Henderson wasn’t the first to do “Copenhagen” but this one has a great Armstrong solo that I’m sure elevates it above the original. The break is nuts too.
“Sugar Foot Stomp” is a King Oliver tune (I believe) which is notable for being jumpier (drums!) than most of what came before it by this band. Armstrong is excellent again. That might be him yelling too.
“The Chant” has a bonkers organ part on it. An organ! AN ORGAN!!! Okay, sorry, that just wasn’t very common in 1926. The booklet screwed up and has the organ credit on the 8th track. Oops.
“Hot Mustard” is a bouncy track with a tuba fill, which is cool. You can hear the writing getting more and more sophisticated for backing the solos. This has some of the great swooning of earlier dixieland too. Also, Henderson plays a rare piano solo.
“Sensation” starts as a ballad, but it’s a trick! That must have gone over well live. The rest of it is less interesting but the backing parts are sounding more and more like conventional big band.
“Livery Stable Blues” is one of the oldest jazz songs there is. I still haven’t managed to hear the original yet so I have no idea how this compares to it – beyond the size of the band being something like 2.5 times the size. The song certainly sounds relatively primitive compared to other tracks here.
“My Pretty Girl” has one of the most overly rhythmic openings of any of Henderson’s work from this period. It’s the first song on this compilation with a vocalist. The main melody is played straight up while people do crazy dixieland-type things in the background. The song gets more sophisticated after the vocal.
“Hot and Anxious” is rather sedate comparatively, but features a classic muted solo (where it sounds like the cornet is singing), also there’s a part of this that really sounds like an early “In the Mood” – I guess that means it swings. Guitar solo alert!

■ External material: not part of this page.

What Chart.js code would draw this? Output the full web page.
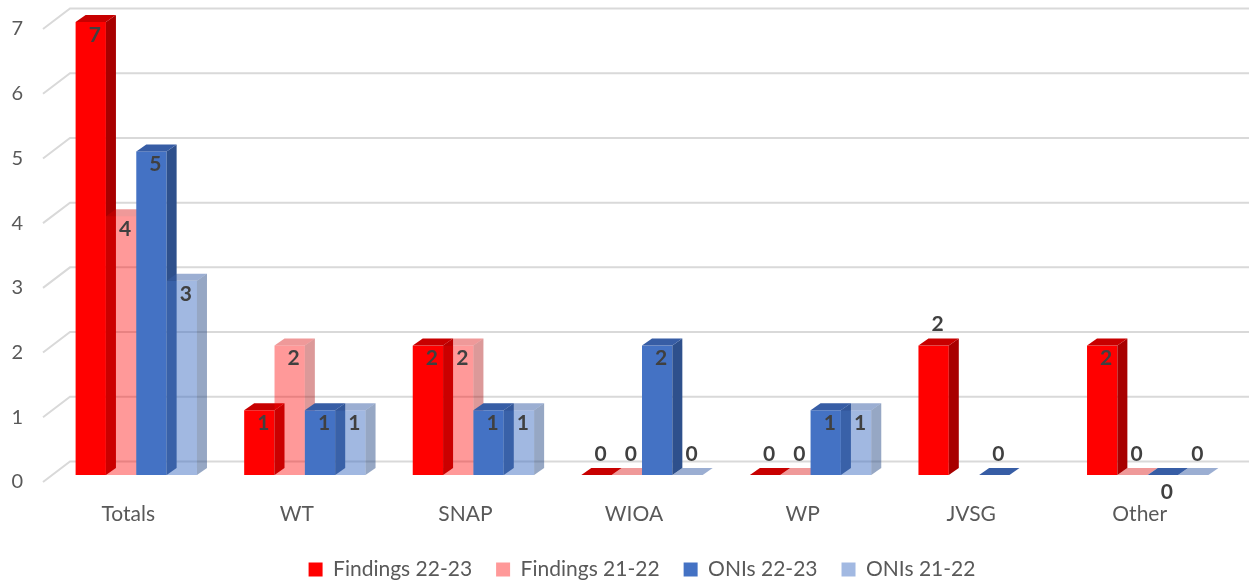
<!DOCTYPE html>
<html>
<head>
<meta charset="utf-8">
<script src="https://cdn.jsdelivr.net/npm/chart.js@4.4.1/dist/chart.umd.min.js"></script>
<style>
  html, body { margin: 0; padding: 0; background: #ffffff; }
  #wrap { width: 1249px; height: 584px; }
</style>
</head>
<body>
<div id="wrap"><canvas id="chart" width="1249" height="584"></canvas></div>
<script>
// ---- data ----
const categories = ['Totals', 'WT', 'SNAP', 'WIOA', 'WP', 'JVSG', 'Other'];
const seriesNames = ['Findings 22-23', 'Findings 21-22', 'ONIs 22-23', 'ONIs 21-22'];
const findings2223 = [7, 1, 2, 0, 0, 2, 2];
const findings2122 = [4, 2, 2, 0, 0, null, 0];
const onis2223 = [5, 1, 1, 2, 1, 0, 0];
const onis2122 = [3, 1, 1, 0, 1, null, 0];
const yTicks = [0, 1, 2, 3, 4, 5, 6, 7];

// ---- look ----
const FONT = "Lato, 'Open Sans', sans-serif";
const TEXT = '#595959';
const LABEL = '#404040';

// front / right side / top colours of each series (21-22 series are translucent)
const faces = [
  { legend: '#FF0000', front: '#FF0000', side: 'rgb(168,0,0)', top: 'rgb(200,0,0)' },
  { legend: '#FF9999', front: 'rgba(255,0,0,0.4)', side: 'rgba(168,0,0,0.4)', top: 'rgba(215,0,0,0.4)' },
  { legend: '#4472C4', front: '#4472C4', side: 'rgb(46,80,140)', top: 'rgb(55,93,165)' },
  { legend: '#A2B9E2', front: 'rgba(68,114,196,0.5)', side: 'rgba(46,79,138,0.5)', top: 'rgba(55,93,165,0.5)' }
];

// depth of a bar, and offsets of the back wall / floor edge from the bar fronts
const DEPTH_X = 10, DEPTH_Y = -7;
const WALL_X = 18, WALL_Y = -13.5;
const FLOOR_X = -9, FLOOR_Y = 7;

// where a value label sits; zeros go above the flat bar unless listed here
const labelSpot = { 'JVSG|0': 'above', 'Other|2': 'below' };

function poly(ctx, pts) {
  ctx.beginPath();
  ctx.moveTo(pts[0][0], pts[0][1]);
  for (let k = 1; k < pts.length; k++) ctx.lineTo(pts[k][0], pts[k][1]);
  ctx.closePath();
  ctx.fill();
}

const columns3d = {
  id: 'columns3d',
  beforeDatasetsDraw(chart) {
    const { ctx, chartArea, scales } = chart;
    const yScale = scales.y;
    ctx.save();

    // gridlines on the back wall, joined to the floor edge by the side wall
    ctx.strokeStyle = '#d9d9d9';
    ctx.lineWidth = 2;
    yTicks.forEach(v => {
      const py = yScale.getPixelForValue(v);
      ctx.beginPath();
      ctx.moveTo(chartArea.left + FLOOR_X, py + FLOOR_Y);
      ctx.lineTo(chartArea.left + WALL_X, py + WALL_Y);
      ctx.lineTo(chart.width, py + WALL_Y);
      ctx.stroke();
    });

    // columns: front face, right side, top, series by series from left to right
    chart.data.datasets.forEach((ds, di) => {
      const meta = chart.getDatasetMeta(di);
      const f = faces[di];
      meta.data.forEach((bar, i) => {
        if (ds.data[i] == null) return;
        const p = bar.getProps(['x', 'y', 'base', 'width'], true);
        const l = p.x - p.width / 2, r = p.x + p.width / 2;
        const top = Math.min(p.y, p.base), base = Math.max(p.y, p.base);
        if (base - top > 0.5) {
          ctx.fillStyle = f.front;
          ctx.fillRect(l, top, p.width, base - top);
          ctx.fillStyle = f.side;
          poly(ctx, [[r, top], [r + DEPTH_X, top + DEPTH_Y], [r + DEPTH_X, base + DEPTH_Y], [r, base]]);
        }
        ctx.fillStyle = f.top;
        poly(ctx, [[l, top], [l + DEPTH_X, top + DEPTH_Y], [r + DEPTH_X, top + DEPTH_Y], [r, top]]);
      });
    });

    // value labels
    ctx.font = 'bold 21px ' + FONT;
    ctx.fillStyle = LABEL;
    ctx.textAlign = 'center';
    ctx.textBaseline = 'middle';
    chart.data.datasets.forEach((ds, di) => {
      const meta = chart.getDatasetMeta(di);
      meta.data.forEach((bar, i) => {
        const v = ds.data[i];
        if (v == null) return;
        const p = bar.getProps(['x', 'y', 'base'], true);
        const spot = labelSpot[categories[i] + '|' + di] || (v === 0 ? 'above' : 'inside');
        let ty;
        if (spot === 'inside') ty = p.y + 13;
        else if (spot === 'above') ty = p.y - 21;
        else ty = p.base + 17;
        ctx.fillText(String(v), p.x + 4, ty);
      });
    });

    ctx.restore();
    return false;
  }
};

const seriesData = [findings2223, findings2122, onis2223, onis2122];

new Chart(document.getElementById('chart').getContext('2d'), {
  type: 'bar',
  data: {
    labels: categories,
    datasets: seriesNames.map((name, k) => ({
      label: name,
      data: seriesData[k],
      backgroundColor: faces[k].legend,
      borderWidth: 0
    }))
  },
  options: {
    responsive: false,
    animation: false,
    events: [],
    layout: { padding: { top: 22, right: 17, left: 11, bottom: -6 } },
    datasets: { bar: { categoryPercentage: 0.72, barPercentage: 1 } },
    scales: {
      x: {
        grid: { display: false, drawTicks: false },
        border: { display: false },
        ticks: { color: TEXT, font: { family: FONT, size: 21 }, padding: 27, labelOffset: -8 },
        afterFit(scale) { scale.height = 60; scale.paddingLeft = 0; scale.paddingRight = 0; }
      },
      y: {
        min: 0,
        max: 7,
        grid: { display: false, drawTicks: false },
        border: { display: false },
        ticks: { stepSize: 1, color: TEXT, font: { family: FONT, size: 20 }, padding: 29, labelOffset: 7 },
        afterFit(scale) { scale.width = 41; scale.paddingTop = 0; scale.paddingBottom = 0; }
      }
    },
    plugins: {
      legend: {
        position: 'bottom',
        fullSize: false,
        labels: { boxWidth: 14, boxHeight: 14, padding: 24, color: TEXT, font: { family: FONT, size: 21 } }
      },
      tooltip: { enabled: false }
    }
  },
  plugins: [columns3d]
});
</script>
</body>
</html>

“Comin’ and Goin'” sounds somewhat backwards after “Hot and Anxious.” It’s got a more traditional “blues” feel and feels like it belongs in the twenties.
“Radio Rhythm” is the most aggressive and complicated track the band had recorded to date. It must have been ridiculous to play as an ensemble (especially that opening). Brilliant.

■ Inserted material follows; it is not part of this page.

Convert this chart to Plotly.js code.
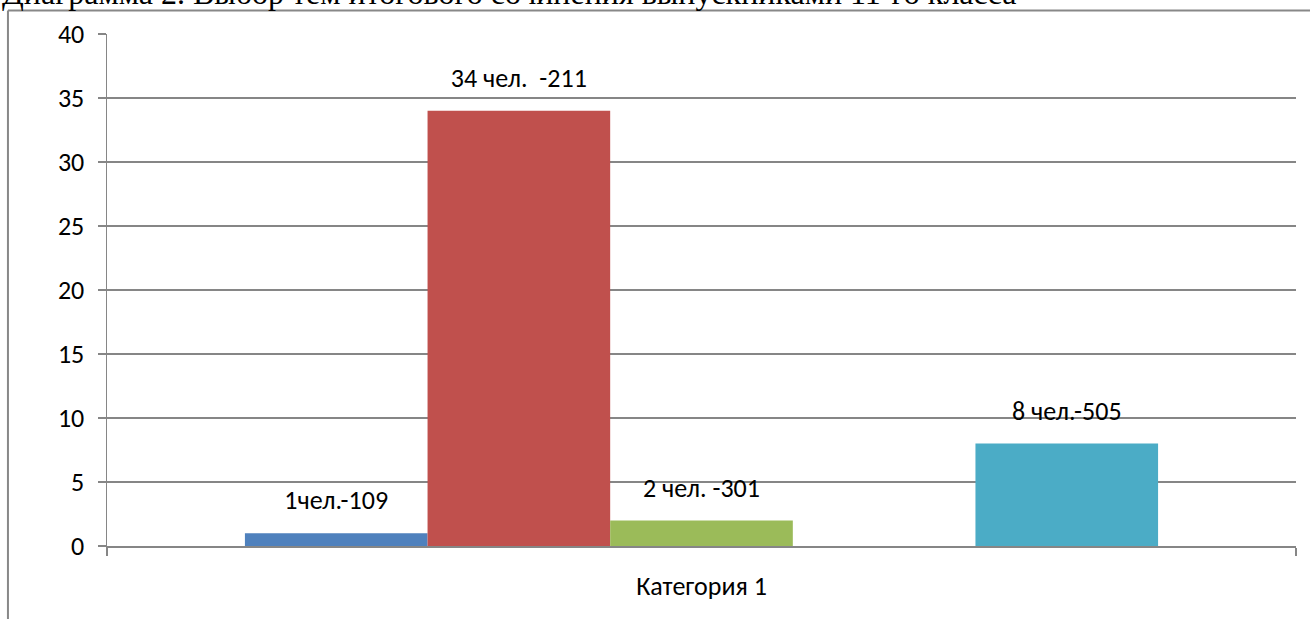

“Oh! It Looks Like Rain” features some of those so-dirty-you-can’t-believe-it lyrics that were snuck into jazz, blues and pop songs from the thirties onward. But otherwise, it’s one of the least interesting songs here. It feels like a bid for a hit. There’s another one of those rare Henderson piano solos.

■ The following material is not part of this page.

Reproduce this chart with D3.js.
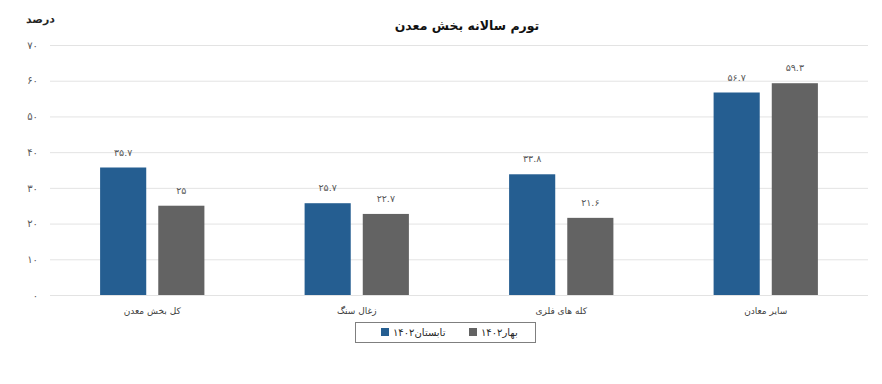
<!DOCTYPE html>
<html>
<head>
<meta charset="utf-8">
<script src="https://cdn.jsdelivr.net/npm/d3@7"></script>
<style>
  body { margin: 0; background: #fff; }
  text { font-family: "DejaVu Sans", sans-serif; }
</style>
</head>
<body>
<div id="chart"></div>
<script>
// data
var categories = ["کل بخش معدن", "زغال سنگ", "کله های فلزی", "سایر معادن"];
var seriesNames = ["تابستان۱۴۰۲", "بهار۱۴۰۲"];
var summerValues = [35.7, 25.7, 33.8, 56.7];
var springValues = [25, 22.7, 21.6, 59.3];
var yTicks = [0, 10, 20, 30, 40, 50, 60, 70];
var colors = ["#255e91", "#636363"];

function fa(n) {
  return String(n).replace(/\d/g, function(c) { return "۰۱۲۳۴۵۶۷۸۹"[+c]; });
}

var W = 882, H = 384;
var plot = { left: 50, right: 868, top: 45, bottom: 295 };

var svg = d3.select("#chart").append("svg")
    .attr("width", W)
    .attr("height", H);

var x0 = d3.scaleBand()
    .domain(categories)
    .range([plot.left, plot.right])
    .paddingInner(0.49)
    .paddingOuter(0.245);

var x1 = d3.scaleBand()
    .domain(seriesNames)
    .range([0, x0.bandwidth()])
    .paddingInner(0.2069);

var y = d3.scaleLinear()
    .domain([0, 70])
    .range([plot.bottom, plot.top]);

// gridlines
svg.append("g")
  .selectAll("line")
  .data(yTicks)
  .enter().append("line")
    .attr("x1", plot.left)
    .attr("x2", plot.right)
    .attr("y1", function(d) { return y(d) + 0.5; })
    .attr("y2", function(d) { return y(d) + 0.5; })
    .attr("stroke", "#e3e3e3")
    .attr("stroke-width", 1);

// y axis labels
var yAxis = d3.axisLeft(y).tickValues(yTicks).tickSize(0).tickPadding(0)
    .tickFormat(function(d) { return fa(d); });
var ya = svg.append("g")
    .attr("transform", "translate(38,0)")
    .call(yAxis);
ya.select(".domain").remove();
ya.selectAll("text")
    .attr("fill", "#595959")
    .style("font-size", "10px")
    .style("font-family", "DejaVu Sans");

svg.append("text")
    .attr("x", 26)
    .attr("y", 23)
    .attr("font-weight", "bold")
    .attr("font-size", "11px")
    .attr("fill", "#262626")
    .text("درصد");

// title
svg.append("text")
    .attr("x", 467)
    .attr("y", 30)
    .attr("text-anchor", "middle")
    .attr("font-weight", "bold")
    .attr("font-size", "12.5px")
    .attr("fill", "#111")
    .text("تورم سالانه بخش معدن");

var rows = categories.map(function(c, i) {
  return { cat: c, vals: [summerValues[i], springValues[i]] };
});

var groups = svg.append("g").selectAll("g")
    .data(rows)
    .enter().append("g")
    .attr("transform", function(d) { return "translate(" + x0(d.cat) + ",0)"; });

groups.selectAll("rect")
    .data(function(d) { return d.vals.map(function(v, i) { return { s: seriesNames[i], v: v, i: i }; }); })
    .enter().append("rect")
    .attr("x", function(d) { return x1(d.s); })
    .attr("y", function(d) { return y(d.v); })
    .attr("width", x1.bandwidth())
    .attr("height", function(d) { return y(0) - y(d.v); })
    .attr("fill", function(d) { return colors[d.i]; });

groups.selectAll("text.val")
    .data(function(d) { return d.vals.map(function(v, i) { return { s: seriesNames[i], v: v, i: i }; }); })
    .enter().append("text")
    .attr("class", "val")
    .attr("x", function(d) { return x1(d.s) + x1.bandwidth() / 2; })
    .attr("y", function(d) { return y(d.v) - 12; })
    .attr("text-anchor", "middle")
    .attr("font-size", "9.5px")
    .attr("fill", "#595959")
    .text(function(d) { return fa(d.v); });

// category labels
svg.append("g").selectAll("text")
    .data(categories)
    .enter().append("text")
    .attr("x", function(d) { return x0(d) + x0.bandwidth() / 2; })
    .attr("y", 314)
    .attr("text-anchor", "middle")
    .attr("font-size", "9px")
    .attr("fill", "#404040")
    .text(function(d) { return d; });

// legend
var lg = svg.append("g");
lg.append("rect")
    .attr("x", 355.5).attr("y", 322.5)
    .attr("width", 180).attr("height", 20)
    .attr("fill", "none")
    .attr("stroke", "#7f7f7f");

var legendItems = [
  { name: seriesNames[0], color: colors[0], sq: 381 },
  { name: seriesNames[1], color: colors[1], sq: 469 }
];
legendItems.forEach(function(d) {
  lg.append("rect")
    .attr("x", d.sq).attr("y", 328)
    .attr("width", 8).attr("height", 8)
    .attr("fill", d.color);
  var t = lg.append("text")
    .attr("y", 336)
    .attr("text-anchor", "middle")
    .attr("font-size", "10px")
    .attr("fill", "#262626")
    .text(d.name);
  var w = t.node().getComputedTextLength();
  t.attr("x", d.sq + 12 + w / 2);
});
</script>
</body>
</html>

“King Porter Stomp” is a real oldie – it predates jazz. Apparently Goodman cribbed Henderson’s arrangement and turned that into a standard, so that sucks for Henderson. It definitely swings. I’m guessing maybe Goodman’s was better produced or something. This has some classic solos.
“Queer Notions” starts off with another faux-Eastern thing but soon jumps out of that into pretty classic swing. Hawkins’ solo is a classic. As is the one from the solo trumpet (whoever was playing it).
“Can You Take It?” is one I’ve heard before somewhere for sure. That or its language was stolen for another song (or more). It’s pretty classic swing. You can see why some people regard Henderson’s band as the real the kings of swing when you listen to this.
“Happy Feet” has a rather large band for what is mostly a quartet during the verses. It’s an odd one though it gets more interesting when it nears the minute mark.
“Big John’s Special” is as classic a swing tune as it gets – it would almost be cliche if this weren’t 1934.
“Hotter than ‘Ell” also swings but it’s significantly ‘hotter’ (I’m sorry, I couldn’t help myself – I think that was the intent, though). It’s an excellent example of a band playing fast and sophisticated at the same time.
“Christopher Columbus” feels like a song we should hear in a swing film. It’s a little older than it sounds, apparently. The band playing is more interesting. The solos feel a little dated.
“Grand Terrace Swing” is another class swing song wherein all the conventions are internalized to the point where it’s hard to tell whether the band is moving forward or treading water. (Though the style would be popular for years after this.) On my god, a piano solo. That’s like the fifth one or something.
“Stealin’ Apples” is actually driven by piano, like “Happy Feet”, and we are again left wondering what happened to the band. This is actually kind of forward thinking though, as when Chu Berry (or whoever it is) comes in, the band is still missing. It’s basically dixieland though, not proto-bop. It’s about 2 minutes in before it sounds like big band.
“Jim Town Blues” just jumps right into the big band thing, but sounds more sophisticated (and less obviously “swing”) than some of their other tracks from this period. It sounds like there is a clear desire to move beyond swing to something else. Eldridge (or whoever) is still pretty traditional, but the arrangement does feel progressive.
“Stampede” feels like more of a bid to stay with the trend and have something to dance to. Not my favourite.
“Kitty on Toast” starts with a solo piano introduction that feels utterly out of place. And then the piano is joined by the rhythm and a violin! And it’s a pretty good solo too. It’s a shame that there isn’t more from this year on this compilation because this track is really out there.
A compilation full of great music that isn’t great just because there are more complete compilations out there.